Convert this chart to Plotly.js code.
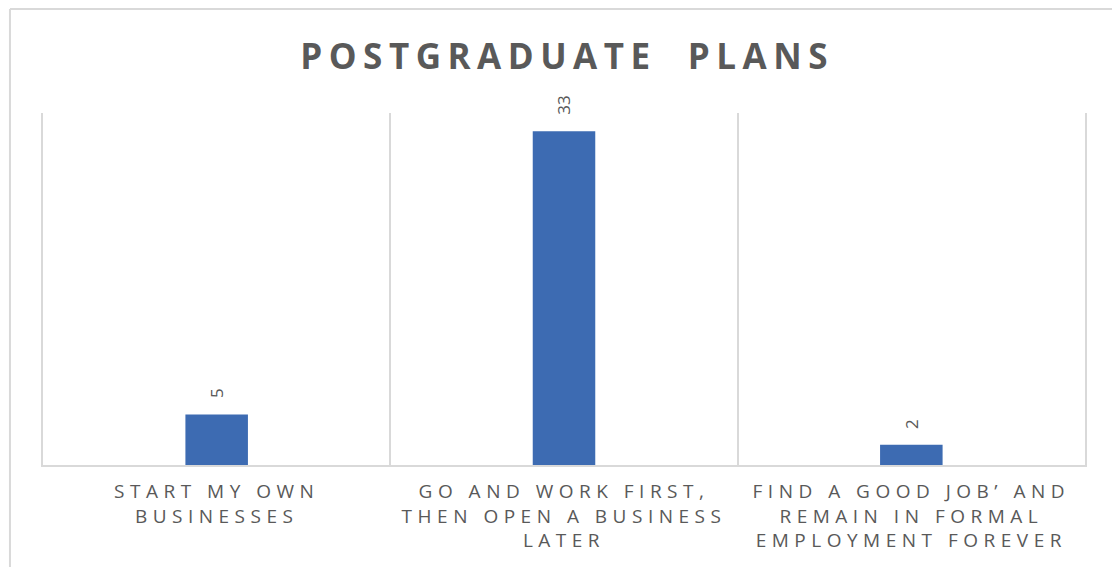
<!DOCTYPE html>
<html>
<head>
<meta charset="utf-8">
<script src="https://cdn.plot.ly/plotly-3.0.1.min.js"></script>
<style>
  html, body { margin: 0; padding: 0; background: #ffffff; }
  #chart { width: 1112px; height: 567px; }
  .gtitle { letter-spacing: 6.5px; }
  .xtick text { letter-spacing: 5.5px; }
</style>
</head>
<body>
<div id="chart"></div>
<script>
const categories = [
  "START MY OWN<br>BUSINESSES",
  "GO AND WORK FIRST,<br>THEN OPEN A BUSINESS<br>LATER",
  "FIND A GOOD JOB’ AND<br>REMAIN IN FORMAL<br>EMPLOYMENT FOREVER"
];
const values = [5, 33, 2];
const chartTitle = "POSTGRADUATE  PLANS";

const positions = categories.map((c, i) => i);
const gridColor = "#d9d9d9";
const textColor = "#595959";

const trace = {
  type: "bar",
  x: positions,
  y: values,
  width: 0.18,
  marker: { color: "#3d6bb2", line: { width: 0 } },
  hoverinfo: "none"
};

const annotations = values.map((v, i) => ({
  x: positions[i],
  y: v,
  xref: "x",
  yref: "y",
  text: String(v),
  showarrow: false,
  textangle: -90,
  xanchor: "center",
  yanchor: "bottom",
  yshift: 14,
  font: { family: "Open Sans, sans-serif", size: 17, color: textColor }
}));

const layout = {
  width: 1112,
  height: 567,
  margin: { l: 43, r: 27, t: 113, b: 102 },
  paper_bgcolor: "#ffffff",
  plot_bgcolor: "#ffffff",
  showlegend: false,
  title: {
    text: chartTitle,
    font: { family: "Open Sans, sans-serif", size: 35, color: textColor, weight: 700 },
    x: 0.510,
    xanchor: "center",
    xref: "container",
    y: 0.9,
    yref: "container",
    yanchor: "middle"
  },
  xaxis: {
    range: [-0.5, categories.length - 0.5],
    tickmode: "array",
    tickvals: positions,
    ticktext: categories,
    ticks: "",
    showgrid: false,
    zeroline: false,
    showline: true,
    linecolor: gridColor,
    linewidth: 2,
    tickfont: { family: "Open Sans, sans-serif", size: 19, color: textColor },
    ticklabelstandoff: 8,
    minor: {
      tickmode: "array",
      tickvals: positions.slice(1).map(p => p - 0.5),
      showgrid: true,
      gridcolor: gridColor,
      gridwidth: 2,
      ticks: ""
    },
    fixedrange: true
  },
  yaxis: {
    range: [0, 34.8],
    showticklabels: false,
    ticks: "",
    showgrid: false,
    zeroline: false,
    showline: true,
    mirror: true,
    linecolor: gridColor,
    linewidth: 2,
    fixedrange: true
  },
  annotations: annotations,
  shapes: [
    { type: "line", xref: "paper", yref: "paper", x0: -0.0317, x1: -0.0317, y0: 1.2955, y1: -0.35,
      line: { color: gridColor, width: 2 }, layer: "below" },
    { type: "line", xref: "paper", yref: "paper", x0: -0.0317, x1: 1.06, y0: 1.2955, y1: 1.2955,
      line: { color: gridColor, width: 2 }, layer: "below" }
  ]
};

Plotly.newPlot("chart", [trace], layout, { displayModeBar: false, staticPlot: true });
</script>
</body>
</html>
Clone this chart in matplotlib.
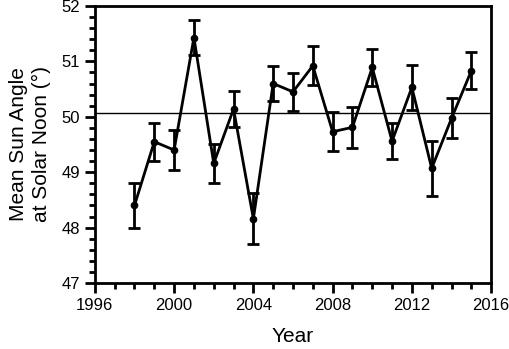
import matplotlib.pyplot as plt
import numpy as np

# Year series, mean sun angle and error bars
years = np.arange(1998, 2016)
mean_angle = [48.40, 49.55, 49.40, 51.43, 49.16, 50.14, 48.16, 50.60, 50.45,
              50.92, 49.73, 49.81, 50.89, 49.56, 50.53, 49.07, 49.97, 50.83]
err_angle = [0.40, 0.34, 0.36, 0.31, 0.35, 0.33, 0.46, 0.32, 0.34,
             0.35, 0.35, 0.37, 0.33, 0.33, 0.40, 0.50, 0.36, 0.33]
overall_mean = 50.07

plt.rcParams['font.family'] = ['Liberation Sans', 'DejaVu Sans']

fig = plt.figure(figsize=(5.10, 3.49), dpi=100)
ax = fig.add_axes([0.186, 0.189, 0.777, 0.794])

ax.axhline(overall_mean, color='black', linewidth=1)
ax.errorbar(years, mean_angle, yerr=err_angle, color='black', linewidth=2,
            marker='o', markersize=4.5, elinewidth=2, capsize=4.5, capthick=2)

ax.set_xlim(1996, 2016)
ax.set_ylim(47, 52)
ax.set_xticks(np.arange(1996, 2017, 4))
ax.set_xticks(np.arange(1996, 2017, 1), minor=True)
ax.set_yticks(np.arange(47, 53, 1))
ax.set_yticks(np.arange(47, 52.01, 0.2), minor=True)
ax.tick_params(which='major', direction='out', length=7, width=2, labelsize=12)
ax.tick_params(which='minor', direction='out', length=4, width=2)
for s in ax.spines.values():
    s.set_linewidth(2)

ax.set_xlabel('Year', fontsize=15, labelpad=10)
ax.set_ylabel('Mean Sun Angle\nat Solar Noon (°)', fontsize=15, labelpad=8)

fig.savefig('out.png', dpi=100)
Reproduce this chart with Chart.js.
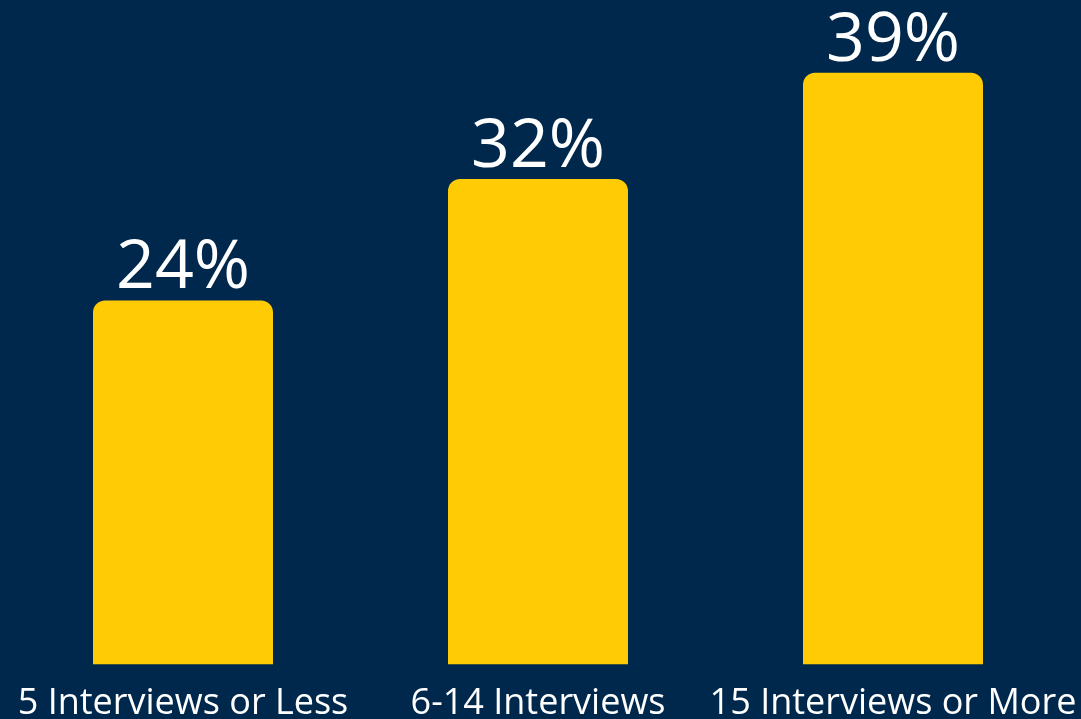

#####

▶ WRITTEN TASK
Copy out each line word for word, please, skipping the images.

▶ RESPONSE TO THE TASK
Convert this chart to Plotly.js code.
<!DOCTYPE html>
<html>
<head>
<meta charset="utf-8">
<script src="https://cdn.plot.ly/plotly-3.0.1.min.js"></script>
<style>
  html, body { margin: 0; padding: 0; background: #ffffff; }
  #chart { width: 1112px; height: 567px; }
  .gtitle { letter-spacing: 6.5px; }
  .xtick text { letter-spacing: 5.5px; }
</style>
</head>
<body>
<div id="chart"></div>
<script>
const categories = [
  "START MY OWN<br>BUSINESSES",
  "GO AND WORK FIRST,<br>THEN OPEN A BUSINESS<br>LATER",
  "FIND A GOOD JOB’ AND<br>REMAIN IN FORMAL<br>EMPLOYMENT FOREVER"
];
const values = [5, 33, 2];
const chartTitle = "POSTGRADUATE  PLANS";

const positions = categories.map((c, i) => i);
const gridColor = "#d9d9d9";
const textColor = "#595959";

const trace = {
  type: "bar",
  x: positions,
  y: values,
  width: 0.18,
  marker: { color: "#3d6bb2", line: { width: 0 } },
  hoverinfo: "none"
};

const annotations = values.map((v, i) => ({
  x: positions[i],
  y: v,
  xref: "x",
  yref: "y",
  text: String(v),
  showarrow: false,
  textangle: -90,
  xanchor: "center",
  yanchor: "bottom",
  yshift: 14,
  font: { family: "Open Sans, sans-serif", size: 17, color: textColor }
}));

const layout = {
  width: 1112,
  height: 567,
  margin: { l: 43, r: 27, t: 113, b: 102 },
  paper_bgcolor: "#ffffff",
  plot_bgcolor: "#ffffff",
  showlegend: false,
  title: {
    text: chartTitle,
    font: { family: "Open Sans, sans-serif", size: 35, color: textColor, weight: 700 },
    x: 0.510,
    xanchor: "center",
    xref: "container",
    y: 0.9,
    yref: "container",
    yanchor: "middle"
  },
  xaxis: {
    range: [-0.5, categories.length - 0.5],
    tickmode: "array",
    tickvals: positions,
    ticktext: categories,
    ticks: "",
    showgrid: false,
    zeroline: false,
    showline: true,
    linecolor: gridColor,
    linewidth: 2,
    tickfont: { family: "Open Sans, sans-serif", size: 19, color: textColor },
    ticklabelstandoff: 8,
    minor: {
      tickmode: "array",
      tickvals: positions.slice(1).map(p => p - 0.5),
      showgrid: true,
      gridcolor: gridColor,
      gridwidth: 2,
      ticks: ""
    },
    fixedrange: true
  },
  yaxis: {
    range: [0, 34.8],
    showticklabels: false,
    ticks: "",
    showgrid: false,
    zeroline: false,
    showline: true,
    mirror: true,
    linecolor: gridColor,
    linewidth: 2,
    fixedrange: true
  },
  annotations: annotations,
  shapes: [
    { type: "line", xref: "paper", yref: "paper", x0: -0.0317, x1: -0.0317, y0: 1.2955, y1: -0.35,
      line: { color: gridColor, width: 2 }, layer: "below" },
    { type: "line", xref: "paper", yref: "paper", x0: -0.0317, x1: 1.06, y0: 1.2955, y1: 1.2955,
      line: { color: gridColor, width: 2 }, layer: "below" }
  ]
};

Plotly.newPlot("chart", [trace], layout, { displayModeBar: false, staticPlot: true });
</script>
</body>
</html>
Clone this chart in matplotlib.
import matplotlib.pyplot as plt
import numpy as np

# Year series, mean sun angle and error bars
years = np.arange(1998, 2016)
mean_angle = [48.40, 49.55, 49.40, 51.43, 49.16, 50.14, 48.16, 50.60, 50.45,
              50.92, 49.73, 49.81, 50.89, 49.56, 50.53, 49.07, 49.97, 50.83]
err_angle = [0.40, 0.34, 0.36, 0.31, 0.35, 0.33, 0.46, 0.32, 0.34,
             0.35, 0.35, 0.37, 0.33, 0.33, 0.40, 0.50, 0.36, 0.33]
overall_mean = 50.07

plt.rcParams['font.family'] = ['Liberation Sans', 'DejaVu Sans']

fig = plt.figure(figsize=(5.10, 3.49), dpi=100)
ax = fig.add_axes([0.186, 0.189, 0.777, 0.794])

ax.axhline(overall_mean, color='black', linewidth=1)
ax.errorbar(years, mean_angle, yerr=err_angle, color='black', linewidth=2,
            marker='o', markersize=4.5, elinewidth=2, capsize=4.5, capthick=2)

ax.set_xlim(1996, 2016)
ax.set_ylim(47, 52)
ax.set_xticks(np.arange(1996, 2017, 4))
ax.set_xticks(np.arange(1996, 2017, 1), minor=True)
ax.set_yticks(np.arange(47, 53, 1))
ax.set_yticks(np.arange(47, 52.01, 0.2), minor=True)
ax.tick_params(which='major', direction='out', length=7, width=2, labelsize=12)
ax.tick_params(which='minor', direction='out', length=4, width=2)
for s in ax.spines.values():
    s.set_linewidth(2)

ax.set_xlabel('Year', fontsize=15, labelpad=10)
ax.set_ylabel('Mean Sun Angle\nat Solar Noon (°)', fontsize=15, labelpad=8)

fig.savefig('out.png', dpi=100)
Reproduce this chart with Chart.js.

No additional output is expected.